Factor analysis is a multivariate statistical method that aims to describe variability among observed, correlated variables in terms of fewer unobserved variables called factors. The primary goal is to identify the underlying relationships between measured variables and to reduce the dimensionality of the data. This technique is particularly useful in fields such as psychology, social sciences, marketing, and finance, where researchers seek to understand the structure of data and the interdependencies between variables.

Types of Factor Analysis

There are two main types of factor analysis: exploratory factor analysis (EFA) and confirmatory factor analysis (CFA). Each serves a distinct purpose and is used in different stages of research.

  • Exploratory Factor Analysis (EFA): EFA is used when the researcher does not have a preconceived notion of the structure or number of factors within the data. It is a data-driven approach that helps in identifying the underlying factor structure without imposing any preconceived structure on the outcome. EFA is often the first step in factor analysis, providing insights into the potential number of factors and their relationships with observed variables.
  • Confirmatory Factor Analysis (CFA): CFA is used when the researcher has a specific hypothesis about the factor structure. It is a hypothesis-driven approach that tests whether the data fits a predefined factor model.
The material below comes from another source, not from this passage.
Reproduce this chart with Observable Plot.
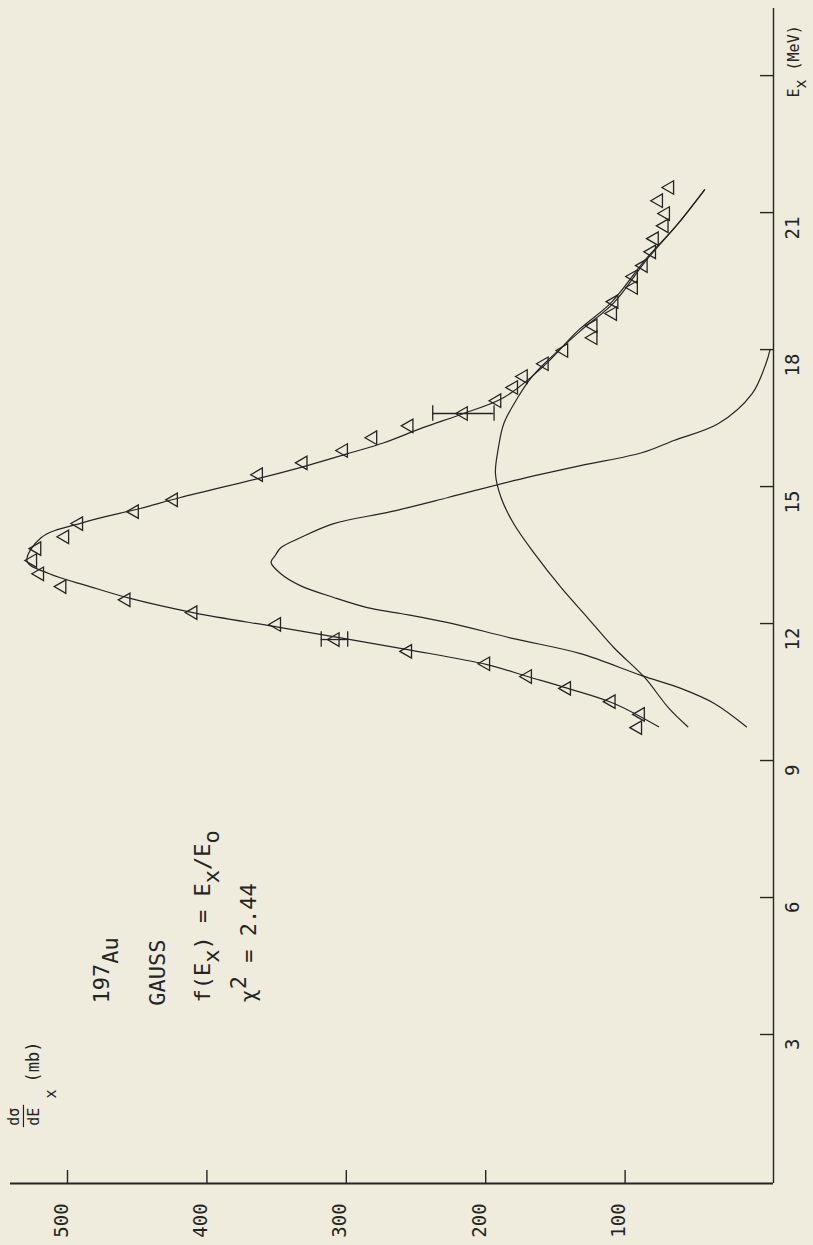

CFA is typically used to confirm the factor structure suggested by EFA or based on theoretical expectations.

Key Concepts in Factor Analysis

To effectively conduct factor analysis, it is essential to understand several key concepts:

  • Factors: These are the latent variables that explain the patterns of correlations among observed variables. Factors are not directly observed but are inferred from the data.
  • Factor Loadings: These are coefficients that represent the relationship between observed variables and the underlying factors. High factor loadings indicate a strong relationship between a variable and a factor.
  • Eigenvalues: These are values that indicate the amount of variance explained by each factor. Factors with higher eigenvalues explain more variance and are considered more significant.
  • Communality: This refers to the proportion of each variable’s variance that can be explained by the factors. High communality indicates that a variable is well-represented by the factor model.
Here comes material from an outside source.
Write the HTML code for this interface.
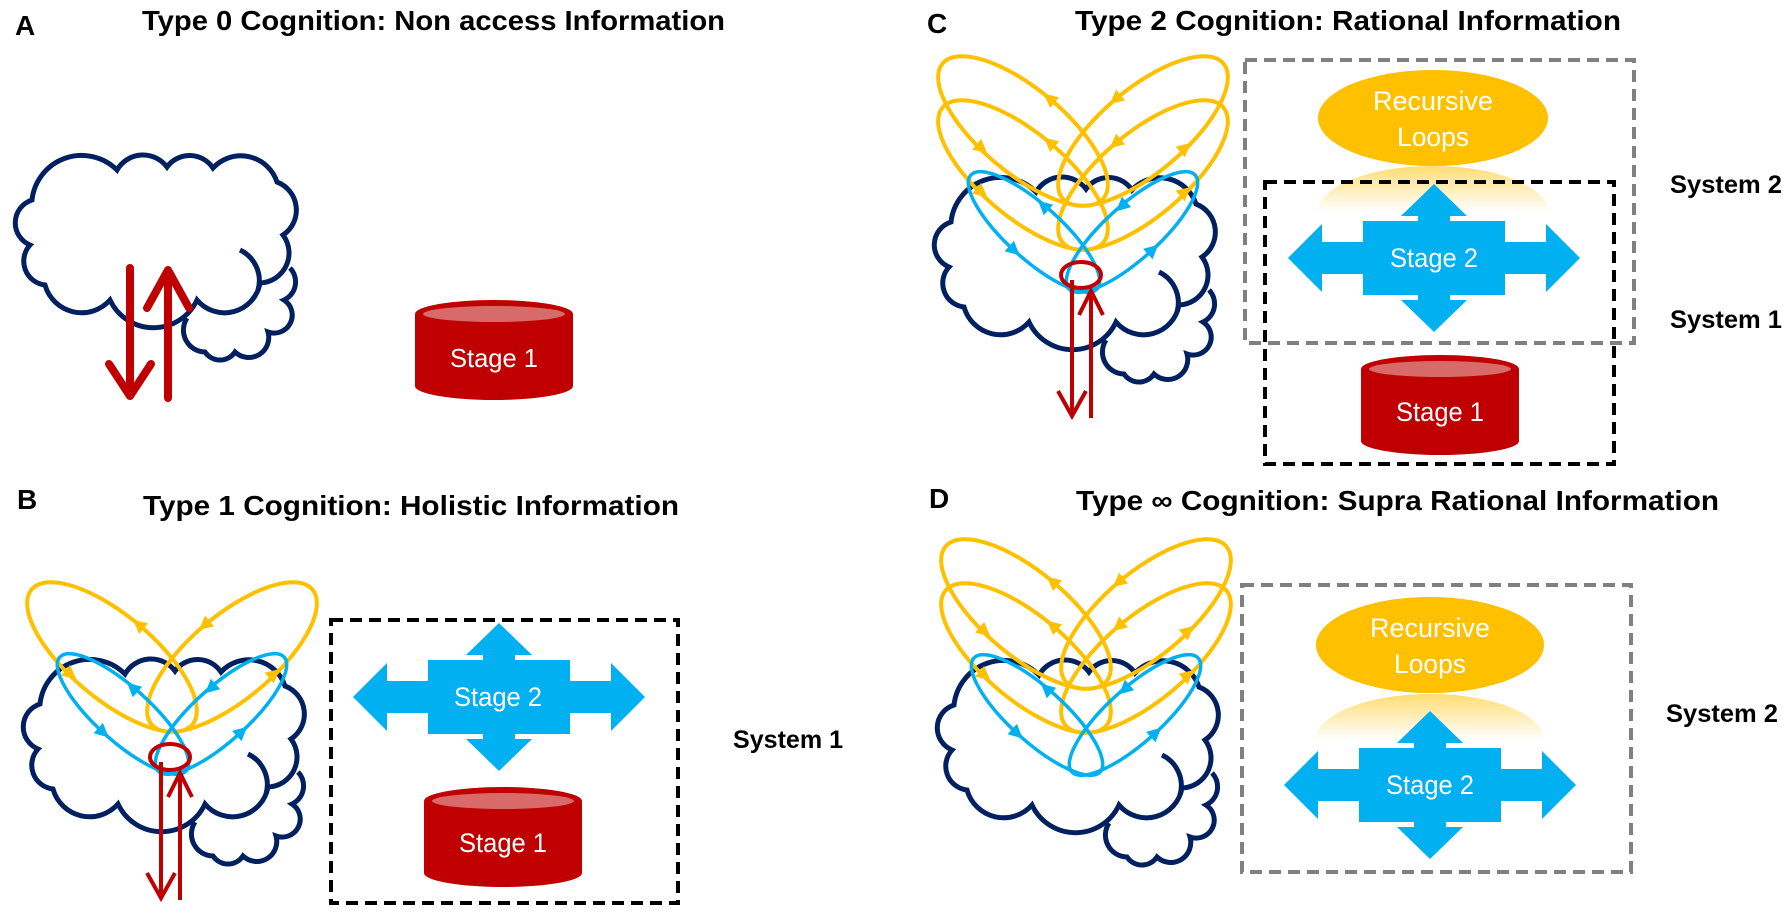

Steps in Conducting Factor Analysis

Conducting factor analysis involves several steps, from data preparation to interpretation of results. Each step is crucial to ensure the validity and reliability of the analysis.

Step 1: Data Preparation

Before performing factor analysis, it is essential to prepare the data. This involves checking for missing values, ensuring the data is suitable for factor analysis, and standardizing the variables if necessary. The data should be continuous and approximately normally distributed. Additionally, the sample size should be adequate, with a general rule of thumb being at least 5-10 observations per variable.
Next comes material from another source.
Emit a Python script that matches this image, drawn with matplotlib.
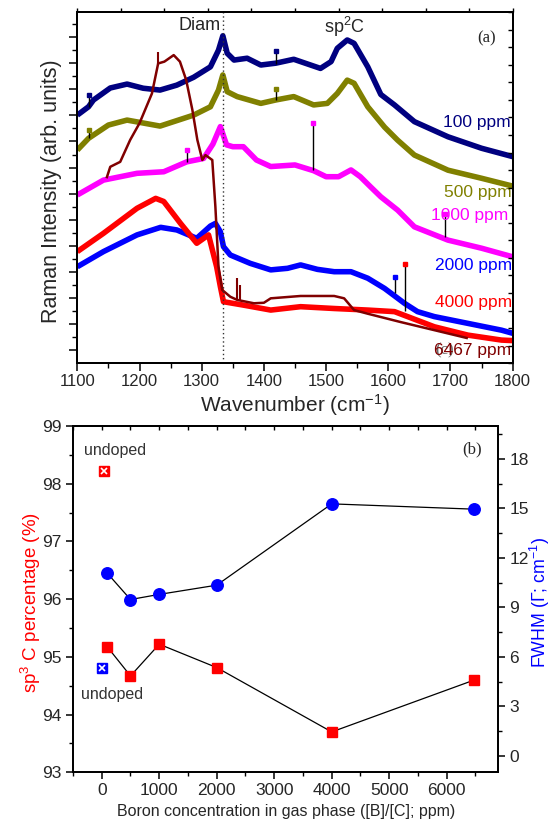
import numpy as np
import matplotlib
matplotlib.use("Agg")
import matplotlib.pyplot as plt
from matplotlib.ticker import MultipleLocator, FixedLocator

plt.rcParams['font.family'] = ['Liberation Sans', 'DejaVu Sans']
plt.rcParams['mathtext.fontset'] = 'custom'
plt.rcParams['mathtext.rm'] = 'Liberation Sans'
plt.rcParams['mathtext.default'] = 'regular'

# ---------------- Panel (a) data: Raman spectra (arb. units, offset) ----------------
wn_100 = [1100, 1118, 1126, 1153, 1180, 1206, 1233, 1260, 1287, 1314, 1327, 1334, 1341, 1352, 1373,
          1395, 1419, 1448, 1475, 1491, 1508, 1518, 1534, 1545, 1567, 1588, 1610, 1642, 1696, 1750, 1800]
int_100 = [9.51, 9.83, 10.09, 10.55, 10.70, 10.54, 10.47, 10.66, 10.96, 11.36, 12.0, 12.55, 11.88, 11.62, 11.69,
           11.43, 11.50, 11.65, 11.43, 11.30, 11.56, 12.07, 12.39, 12.26, 11.36, 10.3, 9.9, 9.26, 8.68, 8.24, 7.92]

wn_500 = [1100, 1118, 1150, 1180, 1233, 1287, 1314, 1327, 1334, 1341, 1357, 1395, 1419, 1448, 1480,
          1502, 1518, 1534, 1545, 1567, 1594, 1615, 1642, 1696, 1750, 1800]
int_500 = [8.17, 8.62, 9.13, 9.32, 9.09, 9.51, 9.83, 10.47, 11.05, 10.41, 10.22, 9.96, 10.09, 10.22, 9.90,
           9.96, 10.34, 10.85, 10.73, 9.83, 9.05, 8.55, 7.98, 7.40, 7.09, 6.79]

wn_1000 = [1100, 1142, 1196, 1239, 1276, 1303, 1318, 1330, 1340, 1350, 1367, 1388, 1411, 1450, 1480,
           1500, 1520, 1540, 1555, 1572, 1588, 1615, 1642, 1696, 1750, 1800]
int_1000 = [6.45, 7.02, 7.28, 7.34, 7.72, 7.85, 8.4, 9.07, 8.37, 8.30, 8.30, 7.79, 7.54, 7.60, 7.38,
            7.15, 7.15, 7.41, 7.15, 6.75, 6.38, 5.87, 5.23, 4.72, 4.41, 4.08]

wn_2000 = [1100, 1142, 1196, 1234, 1260, 1292, 1314, 1322, 1330, 1335, 1346, 1378, 1411, 1438, 1459,
           1486, 1513, 1540, 1567, 1594, 1612, 1626, 1647, 1674, 1701, 1728, 1782, 1800]
int_2000 = [3.70, 4.28, 4.92, 5.21, 5.11, 4.79, 5.26, 5.36, 5.04, 4.47, 4.15, 3.83, 3.58, 3.64, 3.77,
            3.60, 3.51, 3.51, 3.26, 2.87, 2.55, 2.30, 1.98, 1.79, 1.66, 1.53, 1.27, 1.15]

wn_4000 = [1100, 1142, 1196, 1226, 1239, 1266, 1292, 1311, 1324, 1330, 1335, 1367, 1411, 1459, 1513,
           1567, 1610, 1631, 1674, 1728, 1782, 1800]
int_4000 = [4.28, 4.98, 5.94, 6.32, 6.20, 5.36, 4.60, 4.92, 3.70, 2.94, 2.36, 2.23, 2.04, 2.17, 2.10,
            2.04, 1.98, 1.79, 1.40, 1.08, 0.89, 0.87]

wn_6467 = [1147, 1153, 1169, 1185, 1200, 1220, 1230, 1240, 1255, 1265, 1275, 1285, 1293, 1301, 1306,
           1317, 1322, 1327, 1333, 1346, 1357, 1384, 1400, 1411, 1459, 1513, 1529, 1545, 1567, 1620,
           1674, 1728]
int_6467 = [7.09, 7.53, 7.72, 8.56, 9.2, 10.34, 11.49, 11.56, 11.81, 11.56, 10.86, 9.71, 8.56, 7.79, 7.98,
            7.79, 6.0, 3.70, 2.81, 2.55, 2.43, 2.30, 2.32, 2.49, 2.58, 2.58, 2.49, 2.04, 1.90, 1.58,
            1.27, 0.96]

series_labels = ['100 ppm', '500 ppm', '1000 ppm', '2000 ppm', '4000 ppm', '6467 ppm']
series_colors = ['#000080', '#808000', '#ff00ff', '#0000ff', '#ff0000', '#800000']

# spikes (cosmic-ray like) : position, base, top
spike_wn = [1118, 1419, 1118, 1419, 1277, 1479, 1691, 1611, 1627, 1229, 1357, 1362]
spike_base = [9.83, 11.45, 8.62, 10.09, 7.70, 7.40, 4.85, 2.70, 2.00, 11.45, 2.43, 2.43]
spike_top = [10.30, 11.98, 8.95, 10.50, 8.17, 9.20, 5.74, 3.32, 3.80, 11.94, 3.26, 3.00]
spike_series = [0, 0, 1, 1, 2, 2, 2, 3, 4, 5, 5, 5]

diam_pos = 1335

# ---------------- Panel (b) data ----------------
boron_ppm = [100, 500, 1000, 2000, 4000, 6467]
sp3_percent = [95.17, 94.67, 95.22, 94.815, 93.70, 94.595]
fwhm = [11.06, 9.48, 9.79, 10.35, 15.28, 14.96]
undoped_x = [40, 0]
undoped_sp3 = 98.22
undoped_fwhm = 5.34

# ---------------- Figure ----------------
fig = plt.figure(figsize=(5.53, 8.19), dpi=100)
tick_col = '#262626'

ax1 = fig.add_axes([0.1398, 0.5564, 0.7873, 0.4289])
curves = [(wn_100, int_100), (wn_500, int_500), (wn_1000, int_1000),
          (wn_2000, int_2000), (wn_4000, int_4000), (wn_6467, int_6467)]
for i, (x, y) in enumerate(curves):
    lw = 1.8 if i == 5 else 4.0
    ax1.plot(x, y, color=series_colors[i], lw=lw, solid_joinstyle='round',
             solid_capstyle='butt', zorder=3 + (0.5 if i == 5 else 0))

for w, b, t, s in zip(spike_wn, spike_base, spike_top, spike_series):
    if s == 5:
        ax1.vlines(w, b, t, color=series_colors[s], lw=1.5, zorder=4)
    else:
        ax1.vlines(w, b, t, color='black', lw=1.0, zorder=4)
        ax1.plot([w], [t], marker='s', ms=3.5, color=series_colors[s], zorder=5)

ax1.axvline(diam_pos, color='#333333', ls=(0, (1, 2)), lw=1.0, zorder=6)

ax1.set_xlim(1100, 1800)
ax1.set_ylim(0, 13.46)
ax1.xaxis.set_major_locator(MultipleLocator(100))
ax1.xaxis.set_minor_locator(MultipleLocator(50))
ax1.yaxis.set_major_locator(FixedLocator(np.arange(0.5, 13.5, 1.0)))
ax1.yaxis.set_minor_locator(FixedLocator(np.arange(1.0, 13.5, 1.0)))
ax1.tick_params(axis='x', which='major', direction='out', length=6, width=1.1,
                labelsize=12, labelcolor=tick_col, top=False, pad=2)
ax1.tick_params(axis='x', which='minor', direction='out', length=3.5, width=1.0, top=False)
ax1.tick_params(axis='y', which='major', direction='out', length=6, width=1.1, labelleft=False, right=False)
ax1.tick_params(axis='y', which='minor', direction='out', length=3.5, width=1.0, right=False)
for sp in ax1.spines.values():
    sp.set_linewidth(1.3)

ax1.set_xlabel('Wavenumber (cm$^{-1}$)', fontsize=15, color=tick_col, labelpad=2)
ax1.set_ylabel('Raman Intensity (arb. units)', fontsize=15.5, color=tick_col)
ax1.yaxis.set_label_coords(-0.035, 0.49)

axt = ax1.twiny()
axt.set_xlim(0, 10)
axt.set_xticks(range(11))
axt.tick_params(axis='x', direction='out', length=3, width=1.0, labeltop=False)
axr = ax1.twinx()
axr.set_ylim(0, 20)
axr.set_yticks(range(21))
axr.tick_params(axis='y', direction='in', length=3.5, width=1.0, labelright=False)
for a in (axt, axr):
    for sp in a.spines.values():
        sp.set_linewidth(1.3)

label_y = [9.22, 6.54, 5.66, 3.74, 2.34, 0.48]
label_x = [1796, 1798, 1793, 1799, 1799, 1798]
ax1.text(1690, 0.48, '(c)', family='Liberation Serif', fontsize=12, color='#666666',
         ha='center', va='center', zorder=6)
for i, lab in enumerate(series_labels):
    ax1.text(label_x[i], label_y[i], lab, color=series_colors[i], fontsize=12.5,
             ha='right', va='center', zorder=7)

ax1.text(1331, 12.96, 'Diam', fontsize=13, color=tick_col, ha='right', va='center')
ax1.text(1529, 12.9, 'sp$^2$C', fontsize=13, color=tick_col, ha='center', va='center')
ax1.text(1758, 12.45, '(a)', family='Liberation Serif', fontsize=12, color=tick_col,
         ha='center', va='center')

# ---------------- Panel (b) ----------------
ax2 = fig.add_axes([0.1320, 0.0570, 0.7694, 0.4228])
ax2r = ax2.twinx()

ax2.plot(boron_ppm, sp3_percent, color='black', lw=0.9, zorder=2)
ax2.plot(boron_ppm, sp3_percent, ls='none', marker='s', ms=7.5, color='#ff0000', zorder=3)
ax2r.plot(boron_ppm, fwhm, color='black', lw=0.9, zorder=2)
ax2r.plot(boron_ppm, fwhm, ls='none', marker='o', ms=8.3, color='#0000ff', zorder=3)

ax2.plot([undoped_x[0]], [undoped_sp3], ls='none', marker='s', ms=6.5, color='#ff0000', zorder=3)
ax2.plot([undoped_x[0]], [undoped_sp3], ls='none', marker='x', ms=4, mew=1.2, color='white', zorder=4)
ax2r.plot([undoped_x[1]], [undoped_fwhm], ls='none', marker='s', ms=6.5, color='#0000ff', zorder=3)
ax2r.plot([undoped_x[1]], [undoped_fwhm], ls='none', marker='x', ms=4, mew=1.2, color='white', zorder=4)

ax2.set_xlim(-500, 6900)
ax2.set_ylim(93, 99)
ax2r.set_ylim(-1, 20)
ax2.xaxis.set_major_locator(MultipleLocator(1000))
ax2.xaxis.set_minor_locator(MultipleLocator(500))
ax2.yaxis.set_major_locator(MultipleLocator(1))
ax2.yaxis.set_minor_locator(MultipleLocator(0.5))
ax2r.yaxis.set_major_locator(FixedLocator(np.arange(0, 19, 3)))
ax2r.yaxis.set_minor_locator(FixedLocator(np.arange(1.5, 20, 3)))
ax2.tick_params(which='major', direction='out', length=5, width=1.1, labelsize=12.5,
                labelcolor=tick_col, pad=3)
ax2.tick_params(which='minor', direction='out', length=3, width=1.0)
ax2r.tick_params(which='major', direction='out', length=5, width=1.1, labelsize=12.5,
                 labelcolor=tick_col, pad=3)
ax2r.tick_params(which='minor', direction='out', length=3, width=1.0)
sec = ax2.secondary_xaxis('top')
sec.set_xticks(np.arange(-500, 7000, 500), labels=[])
sec.tick_params(direction='in', length=3, width=1.0)
for a in (ax2, ax2r):
    for sp in a.spines.values():
        sp.set_linewidth(1.3)
sec.spines['top'].set_linewidth(1.3)

ax2.set_xlabel('Boron concentration in gas phase ([B]/[C]; ppm)', fontsize=11.5,
               color=tick_col, labelpad=4)
ax2.set_ylabel('sp$^3$ C percentage (%)', fontsize=13.5, color='#ff0000')
ax2.yaxis.set_label_coords(-0.07, 0.49)
ax2r.set_ylabel('FWHM (Γ; cm$^{-1}$)', fontsize=12.8, color='#0000ff', rotation=90)
ax2r.yaxis.set_label_coords(1.068, 0.49)

ax2.text(228, 98.57, 'undoped', fontsize=11.5, color='#333333', ha='center', va='center')
ax2.text(179, 94.34, 'undoped', fontsize=11.5, color='#333333', ha='center', va='center')
ax2.text(6445, 98.6, '(b)', family='Liberation Serif', fontsize=12, color=tick_col,
         ha='center', va='center')

fig.savefig('out.png', dpi=100)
Step 2: Choosing the Number of Factors

Determining the number of factors to retain is a critical decision in factor analysis. Several methods can be used to decide on the number of factors:

  • Kaiser Criterion: Retain factors with eigenvalues greater than 1.
  • Scree Plot: A graphical representation of the eigenvalues. The point where the plot levels off (the „elbow”) suggests the number of factors to retain.
  • Parallel Analysis: A more robust method that compares the eigenvalues from the data with those obtained from random data.

Step 3: Extracting Factors

Once the number of factors is determined, the next step is to extract the factors. Common methods for factor extraction include:

  • Principal Component Analysis (PCA): A method that transforms the original variables into a new set of uncorrelated variables (principal components) that explain the maximum variance.
  • Principal Axis Factoring (PAF): A method that focuses on explaining the shared variance among variables, making it more suitable for identifying underlying factors.

Step 4: Rotating Factors

Factor rotation is used to achieve a simpler and more interpretable factor structure. Rotation can be orthogonal (e.g., Varimax) or oblique (e.g., Promax), depending on whether the factors are assumed to be uncorrelated or correlated. Rotation helps in achieving a clearer pattern of factor loadings, making it easier to interpret the factors.

Step 5: Interpreting the Results

Interpreting the results involves examining the factor loadings to understand the relationship between variables and factors. Variables with high loadings on a factor are considered to be strongly associated with that factor. It is also important to assess the overall fit of the model and the reliability of the factors.

Applications of Factor Analysis

Factor analysis has a wide range of applications across various fields. In psychology, it is used to identify underlying dimensions of psychological constructs, such as intelligence or personality traits. In marketing, factor analysis helps in understanding consumer preferences and segmenting markets. In finance, it is used to identify factors that drive stock returns and to construct investment portfolios.

Overall, factor analysis is a versatile tool that provides valuable insights into complex data structures. By uncovering the underlying factors, researchers can simplify data analysis, enhance interpretation, and make informed decisions based on the identified patterns.